Matière à réflexion : Bernard Petitjean et Corinne da Costa – Seprem Etudes & Conseil
Lorsque Bill Gates affirmait que « Content is king », il pensait vraisemblablement plus Internet que papier. A tort, comme le démontre le Palmarès des meilleurs magazines de l’année qui illustre la force et la singularité d’un média en perpétuel renouvellement et désormais présent sur tous les supports.
Le prix du magazine de l’année qui va à « M le Magazine du Monde » est porteur de deux leçons. La première est qu’il faut savoir agir vite lorsque l’on a une vision et une conviction : il ne s’est écoulé que 3 mois entre la décision de lancer un magazine du week-end et son arrivée dans les kiosques. La seconde est qu’il ne faut pas avoir peur de l’écrit à l’heure des images et des tweets : les papiers de « M le Magazine du Monde » flirtent souvent avec les 25.000 signes !
Le fait que le prix de l’innovation couronne le mensuel « Néon » est une autre « matière à réflexion ». Etait-ce bien raisonnable pour un groupe spécialiste de la grande diffusion (Prisma Média) de lancer un magazine aux contenus très denses à destination des 25-30 ans ? La réponse semble bien être positive. Cette génération qui, contrairement à ce que l’on pense, lit beaucoup, mais gratuitement et sur écran, peut être séduite par un support payant s’il utilise tous les atouts du papier, et notamment la force de l’écriture et du visuel.

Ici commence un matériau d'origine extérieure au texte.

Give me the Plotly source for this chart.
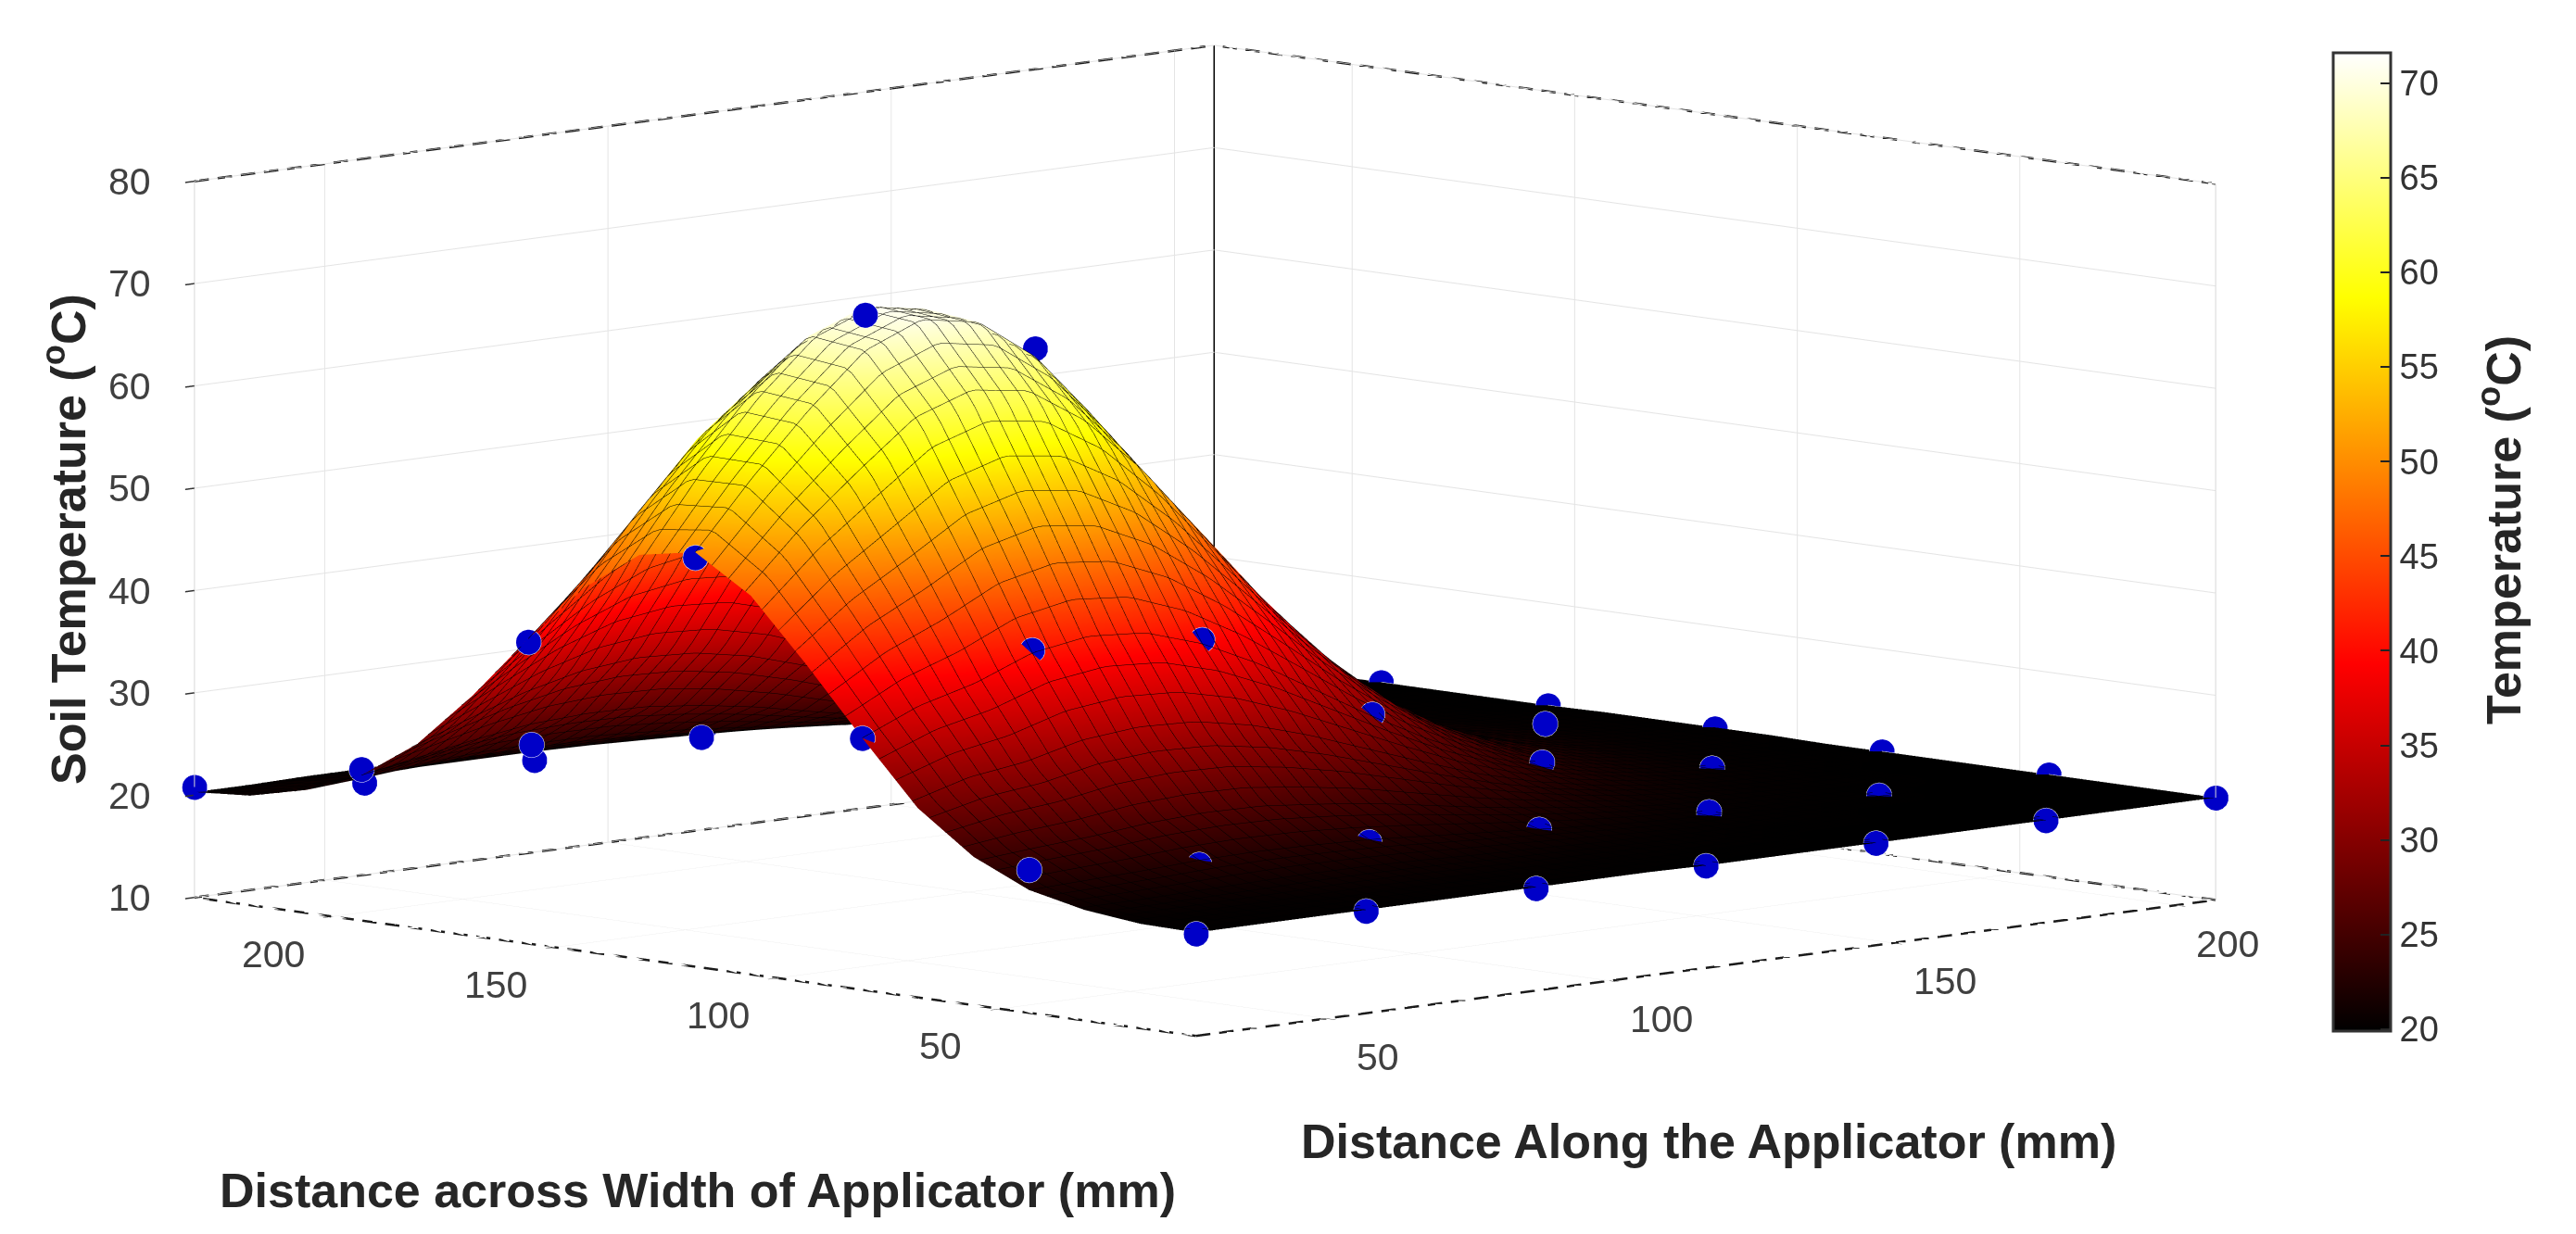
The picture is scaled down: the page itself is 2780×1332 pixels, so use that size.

« Biba » obtient le prix « 10 années de succès » pour avoir fait progresser sa diffusion de 90% en une décennie. Comme leurs lectrices, les magazines féminins n’aiment pas trop afficher leur âge. La vérité est que « Biba » a 33 ans et plusieurs liftings réussis à son actif qui démontrent que les magazines figurent parmi les rares produits susceptibles (comme les chats) d’avoir plusieurs vies.
Que le prix de la meilleure marque magazine aille à « Elle » n’est pas une surprise. L’esprit et les valeurs de l’hebdo vivent au travers de dizaines d’éditions internationales, du quotidien Web de la mode « Daily Elle », de sites et d’applications, de prix littéraires et autres, de présences massives sur les réseaux sociaux, d’une fondation d’entreprise qui œuvre pour l’éducation et la promotion des femmes, etc. Question : une marque uniquement numérique pourrait-elle se déployer aussi largement sans perte de valeur, d’utilité et d’attachement ?
Autre question qui donne à penser sur l’influence des médias imprimés : Arnaud Montebourg serait-il aussi irrémédiablement associé et à Armor-Lux et au « made in France » si la photo de Une du premier numéro du « Parisien Magazine » (Prix du coup éditorial 2013) avait été remplacée par une intervention télévisée ou une vidéo en marinière sur les réseaux sociaux ?
En décernant son prix du magazine passions à « So Foot » et son coup de cœur à « Causette », le Jury du Palmarès des Magazines de l’Année a également fait œuvre utile en nous rappelant que, non seulement les aventures de presse rentables demeurent possibles, mais que des façons aussi originales de traiter du sport et de la vie au féminin n’auraient sans doute pas pu s’exprimer au travers d’autres médias que la presse.